2. Making your design too radical. You don’t need to reinvent the wheel, here. Being different in your ecommerce design just to be different is a recipe for disaster. There is a long (well, relatively long) history of web design convention that shouldn’t be ignored. Customers have expectations on how to add an item to their order, how to find your contact information, and how to sort categories. While you’re at it: practice consistency across your entire website. Keep colors the same across all your pages. It makes it difficult when you’re looking for a blue button on one page, and a pink one on the next, meanwhile the links have changed color. When you throw something brand new at your visitors, you give them a learning curve that makes them work harder just to spend their money with you.

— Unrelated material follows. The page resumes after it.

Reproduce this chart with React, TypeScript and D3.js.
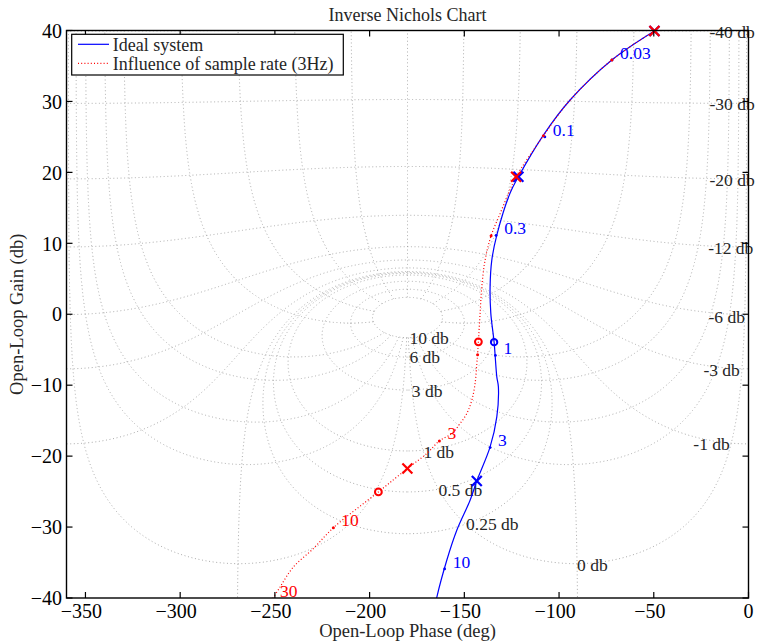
import React, { useMemo } from "react";
import * as d3 from "d3";

const W = 758;
const H = 643;
const PLOT = { left: 66.5, right: 748.5, top: 30.5, bottom: 598 };

const phaseTicks = [-350, -300, -250, -200, -150, -100, -50, 0];
const gainTicks = [-40, -30, -20, -10, 0, 10, 20, 30, 40];

// closed-loop gain contours (dB) and closed-loop phase contours (deg)
const gainContours = [10, 6, 3, 1, 0.5, 0.25, 0, -1, -3, -6, -12, -20, -30, -40];
const phaseContours = [1, 5, 10, 20, 30, 60, 90, 120, 150, 180, -1, -5, -10, -20, -30, -60, -90, -120, -150];
// phase contours start on the innermost gain contour
const phaseContourStartDb = 10;

// grid labels: text, anchor phase (deg), anchor gain (dB)
const gridLabelText = ["-40 db", "-30 db", "-20 db", "-12 db", "-6 db", "-3 db", "-1 db", "0 db", "0.25 db", "0.5 db", "1 db", "3 db", "6 db", "10 db"];
const gridLabelPhase = [-20.6, -20.6, -20.6, -21.3, -21.1, -23.8, -29.1, -90.5, -149.1, -163.7, -171.6, -177.7, -179.0, -179.0];
const gridLabelGain = [39.8, 29.6, 18.9, 9.3, -0.4, -7.9, -18.3, -35.4, -29.6, -24.8, -19.4, -10.8, -6.1, -3.4];

// ideal continuous system response
const idealPhase = [-49.65, -72.14, -94.16, -108.26, -121.46, -125.84, -132.86, -135.5, -136.4, -136.03, -134.29, -132.86, -132.02, -132.86, -136.4, -143.42, -146.96, -153.98, -159.26, -164.54, -165.2];
const idealGain = [39.93, 35.84, 30.2, 25.26, 19.38, 17.08, 11.16, 7.63, 3.86, 0.16, -3.93, -8.83, -10.24, -14.47, -18.7, -23.5, -26.22, -30.45, -34.68, -39.9, -40.8];

// response including the 3 Hz sampling
const sampledPhase = [-49.65, -72.14, -94.16, -108.26, -122.67, -126.7, -131.1, -135.87, -139.04, -140.78, -141.68, -142.58, -143.0, -143.42, -144.32, -146.06, -148.7, -152.24, -156.62, -163.17, -169.82, -180.06, -195.37, -219.13, -229.69, -240.25, -247.28, -251.5];
const sampledGain = [39.93, 35.84, 30.2, 25.16, 19.38, 17.05, 14.2, 11.06, 7.63, 3.86, 0.11, -3.89, -5.7, -6.94, -9.76, -12.12, -13.99, -15.4, -16.81, -17.86, -19.63, -21.75, -25.05, -30.1, -33.03, -35.63, -38.45, -40.23];

// frequency marks (rad/s)
const idealFreqText = ["0.03", "0.1", "0.3", "1", "3", "10"];
const idealFreqPhase = [-72.0, -107.5, -133.2, -133.6, -136.4, -160.4];
const idealFreqGain = [35.84, 25.0, 11.1, -5.8, -18.8, -35.9];

const sampledFreqText = ["0.03", "0.1", "0.3", "1", "3", "10", "30"];
const sampledFreqPhase = [-72.14, -108.26, -135.87, -143.0, -163.17, -219.13, -251.5];
const sampledFreqGain = [35.84, 25.16, 11.06, -5.7, -17.86, -30.1, -40.23];
const sampledFreqLabelled = ["3", "10", "30"];

// pole (x) and zero (o) frequencies on each response
const idealPolePhase = [-49.65, -121.46, -143.42];
const idealPoleGain = [39.93, 19.38, -23.5];
const idealZeroPhase = [-134.29];
const idealZeroGain = [-3.93];
const sampledPolePhase = [-49.65, -122.67, -180.06];
const sampledPoleGain = [39.93, 19.38, -21.75];
const sampledZeroPhase = [-142.58, -195.37];
const sampledZeroGain = [-3.89, -25.05];

const legendItems = ["Ideal system", "Influence of sample rate (3Hz)"];

const FONT = "'Liberation Serif', 'Times New Roman', serif";
const BLUE = "#0000ff";
const RED = "#ff0000";
const GRID = "#a0a0a0";
const TEXT = "#262626";

function toPhaseGain(re: number, im: number): [number, number] {
  let ph = (Math.atan2(im, re) * 180) / Math.PI;
  if (ph > 0) ph -= 360;
  const g = 20 * Math.log10(Math.hypot(re, im));
  return [ph, Math.max(g, -80)];
}

// |1 + h| = R circles around the critical point
function gainContour(mdb: number): [number, number][] {
  const R = Math.pow(10, -mdb / 20);
  const n = 3000;
  const eps = 1e-4;
  const pts: [number, number][] = [];
  for (let i = 0; i <= n; i++) {
    const th = eps + (i / n) * (2 * Math.PI - 2 * eps);
    pts.push(toPhaseGain(-1 + R * Math.cos(th), R * Math.sin(th)));
  }
  return pts;
}

// rays of constant arg(1 + h), from the innermost gain contour outwards
function phaseContour(psiDeg: number): [number, number][] {
  const psi = (psiDeg * Math.PI) / 180;
  const tMin = Math.pow(10, -phaseContourStartDb / 20);
  const u0 = Math.atan(tMin);
  const n = 5000;
  const pts: [number, number][] = [];
  for (let i = 0; i < n; i++) {
    const t = Math.tan(u0 + (i / n) * (Math.PI / 2 - u0));
    const p = toPhaseGain(-1 + t * Math.cos(psi), t * Math.sin(psi));
    pts.push(p);
    if (p[1] > 46) break;
  }
  return pts;
}

function Cross({ x, y, color }: { x: number; y: number; color: string }) {
  const s = 4.2;
  return (
    <g stroke={color} strokeWidth={2.2} strokeLinecap="square">
      <line x1={x - s} y1={y - s} x2={x + s} y2={y + s} />
      <line x1={x - s} y1={y + s} x2={x + s} y2={y - s} />
    </g>
  );
}

export default function App() {
  const x = d3.scaleLinear().domain([-360, 0]).range([PLOT.left, PLOT.right]);
  const y = d3.scaleLinear().domain([-40, 40]).range([PLOT.bottom, PLOT.top]);
  const line = d3
    .line<[number, number]>()
    .x((d) => x(d[0]))
    .y((d) => y(d[1]));
  const smooth = d3
    .line<[number, number]>()
    .x((d) => x(d[0]))
    .y((d) => y(d[1]))
    .curve(d3.curveCatmullRom.alpha(0.5));

  const gridPaths = useMemo(
    () => [
      ...gainContours.map((m) => line(gainContour(m)) || ""),
      ...phaseContours.map((p) => line(phaseContour(p)) || ""),
    ],
    []
  );

  const ideal = idealPhase.map((p, i) => [p, idealGain[i]] as [number, number]);
  const sampled = sampledPhase.map((p, i) => [p, sampledGain[i]] as [number, number]);
  const pw = PLOT.right - PLOT.left;
  const ph = PLOT.bottom - PLOT.top;
  const tick = 6;

  return (
    <svg width={W} height={H} style={{ position: "absolute", left: 0, top: 0, background: "#fff" }} fontFamily={FONT}>
      <defs>
        <clipPath id="plotClip">
          <rect x={PLOT.left} y={PLOT.top} width={pw} height={ph} />
        </clipPath>
      </defs>
      <rect x={0} y={0} width={W} height={H} fill="#fff" />

      {/* Nichols grid */}
      <g clipPath="url(#plotClip)" fill="none" stroke={GRID} strokeWidth={0.9} strokeDasharray="1 2.6">
        {gridPaths.map((d, i) => (
          <path key={i} d={d} />
        ))}
      </g>

      {/* grid labels */}
      <g fontSize={17.5} fill={TEXT}>
        {gridLabelText.map((t, i) => (
          <text key={t} x={x(gridLabelPhase[i])} y={y(gridLabelGain[i])} dy="0.33em">
            {t}
          </text>
        ))}
      </g>

      {/* responses */}
      <g clipPath="url(#plotClip)" fill="none">
        <path d={smooth(ideal) || ""} stroke={BLUE} strokeWidth={1.2} />
        <path d={smooth(sampled) || ""} stroke={RED} strokeWidth={1.2} strokeDasharray="1 2.2" />
      </g>

      {/* frequency marks */}
      <g clipPath="url(#plotClip)">
        {idealFreqPhase.map((p, i) => (
          <circle key={"bf" + i} cx={x(p)} cy={y(idealFreqGain[i])} r={1.4} fill={BLUE} />
        ))}
        {sampledFreqPhase.map((p, i) => (
          <circle key={"rf" + i} cx={x(p)} cy={y(sampledFreqGain[i])} r={1.5} fill={RED} />
        ))}
      </g>
      <g fontSize={17.5}>
        {idealFreqText.map((t, i) => (
          <text key={"bt" + t} x={x(idealFreqPhase[i]) + 8} y={y(idealFreqGain[i]) - 7} dy="0.33em" fill={BLUE}>
            {t}
          </text>
        ))}
        {sampledFreqText.map((t, i) =>
          sampledFreqLabelled.includes(t) ? (
            <text key={"rt" + t} x={x(sampledFreqPhase[i]) + 8} y={y(sampledFreqGain[i]) - 8} dy="0.33em" fill={RED}>
              {t}
            </text>
          ) : null
        )}
      </g>

      {/* poles and zeros */}
      {idealPolePhase.map((p, i) => (
        <Cross key={"bp" + i} x={x(p)} y={y(idealPoleGain[i])} color={BLUE} />
      ))}
      {idealZeroPhase.map((p, i) => (
        <circle key={"bz" + i} cx={x(p)} cy={y(idealZeroGain[i])} r={3.2} fill="none" stroke={BLUE} strokeWidth={2} />
      ))}
      {sampledPolePhase.map((p, i) => (
        <Cross key={"rp" + i} x={x(p)} y={y(sampledPoleGain[i])} color={RED} />
      ))}
      {sampledZeroPhase.map((p, i) => (
        <circle key={"rz" + i} cx={x(p)} cy={y(sampledZeroGain[i])} r={3.4} fill="none" stroke={RED} strokeWidth={2} />
      ))}

      {/* axes box and ticks */}
      <rect x={PLOT.left} y={PLOT.top} width={pw} height={ph} fill="none" stroke="#000" strokeWidth={1.4} />
      <g stroke="#000" strokeWidth={1.2}>
        {phaseTicks.map((t) => (
          <g key={"xt" + t}>
            <line x1={x(t)} x2={x(t)} y1={PLOT.bottom} y2={PLOT.bottom - tick} />
            <line x1={x(t)} x2={x(t)} y1={PLOT.top} y2={PLOT.top + tick} />
          </g>
        ))}
        {gainTicks.map((t) => (
          <g key={"yt" + t}>
            <line x1={PLOT.left} x2={PLOT.left + tick} y1={y(t)} y2={y(t)} />
            <line x1={PLOT.right} x2={PLOT.right - tick} y1={y(t)} y2={y(t)} />
          </g>
        ))}
      </g>
      <g fontSize={20} fill="#000">
        {phaseTicks.map((t) => (
          <text key={"xl" + t} x={x(t) + (t < 0 ? -4 : 0)} y={618} textAnchor="middle">
            {t < 0 ? "\u2212" + Math.abs(t) : String(t)}
          </text>
        ))}
        {gainTicks.map((t) => (
          <text key={"yl" + t} x={62} y={y(t)} dy="0.36em" textAnchor="end">
            {t < 0 ? "\u2212" + Math.abs(t) : String(t)}
          </text>
        ))}
      </g>

      {/* titles */}
      <text x={(PLOT.left + PLOT.right) / 2} y={20.5} textAnchor="middle" fontSize={18} fill={TEXT}>
        Inverse Nichols Chart
      </text>
      <text x={(PLOT.left + PLOT.right) / 2} y={637} textAnchor="middle" fontSize={18.5} fill={TEXT}>
        Open-Loop Phase (deg)
      </text>
      <text transform={`translate(23, ${(PLOT.top + PLOT.bottom) / 2}) rotate(-90)`} textAnchor="middle" fontSize={18.5} fill={TEXT}>
        Open-Loop Gain (db)
      </text>

      {/* legend */}
      <g>
        <rect x={71.7} y={34.3} width={271.6} height={40.7} fill="#fff" stroke="#000" strokeWidth={1.2} />
        <line x1={78} x2={109} y1={44.3} y2={44.3} stroke={BLUE} strokeWidth={1.2} />
        <line x1={78} x2={109} y1={63.3} y2={63.3} stroke={RED} strokeWidth={1.2} strokeDasharray="1 2.2" />
        <text x={112.7} y={44.3} dy="0.35em" fontSize={18} fill={TEXT}>
          {legendItems[0]}
        </text>
        <text x={112.7} y={63.3} dy="0.35em" fontSize={18} fill={TEXT}>
          {legendItems[1]}
        </text>
      </g>
    </svg>
  );
}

3. Non-responsive email. Everybody always forgets about the newsletters! Most newsletters are written and displayed as webpages and with the proliferation of mobile messaging, having a responsive design is important. If you’re customer can’t read your email or needs to zoom all around just to see what’s there they probably won’t read it and will stop opening them all together. Then it’s like you never converted them in the first place. Also, keep them light on information. Nobody wants a digest in their email; they want a flyer that they can glance at and get the information they need.
Usability
1. Slow loading mobile sites. Here it is again: responsive design! It’s a given that mobile users want their information quickly. Even though it may seem unrealistic for a signal that bounces around the world, a delay of just a few seconds can cause the visitor to abort the page and leave for somewhere else. Keep the pages lightweight on content. If they absolutely need more, see if you can separate it into another tab. Keep your graphics lightweight, too (See item 2 in Graphics). A good responsive design will only use the necessary resources to display the site correctly and will load much quicker.
2. Products are hard to find. If a customer gets frustrated trying to find the specific item they want, they will leave and it may be very hard to recover that sale. Offering a quick and easy way to navigate through categories or direct to an item is a great way to make the customer experience effortless. There are plenty of other ways to do this too: have a (good) search bar, make sure your product SKUs are correctly categorized, and be sure that your products can be filtered at every step of the shopping process.
3. Account requirement. You don’t need to sign-up for the newsletter or give all sorts of information when you make a purchase in person, right? Don’t require customers to create an account when shopping with your company either. Plus, what if they’re just comparison shopping and don’t want another newsletter in their email just because they wanted to look around. Account fatigue is real!
Instead of requiring account creation, offer to save their shipping and billing information after the sale if they choose. Once the sale is complete, creating an account is no longer an impediment to the sale and the customer may be more likely to let you sign them up. There is now a perceived value because they get to keep in contact with a company that they have already invested with. Data collection is important in ecommerce, but making the sale is a far higher priority.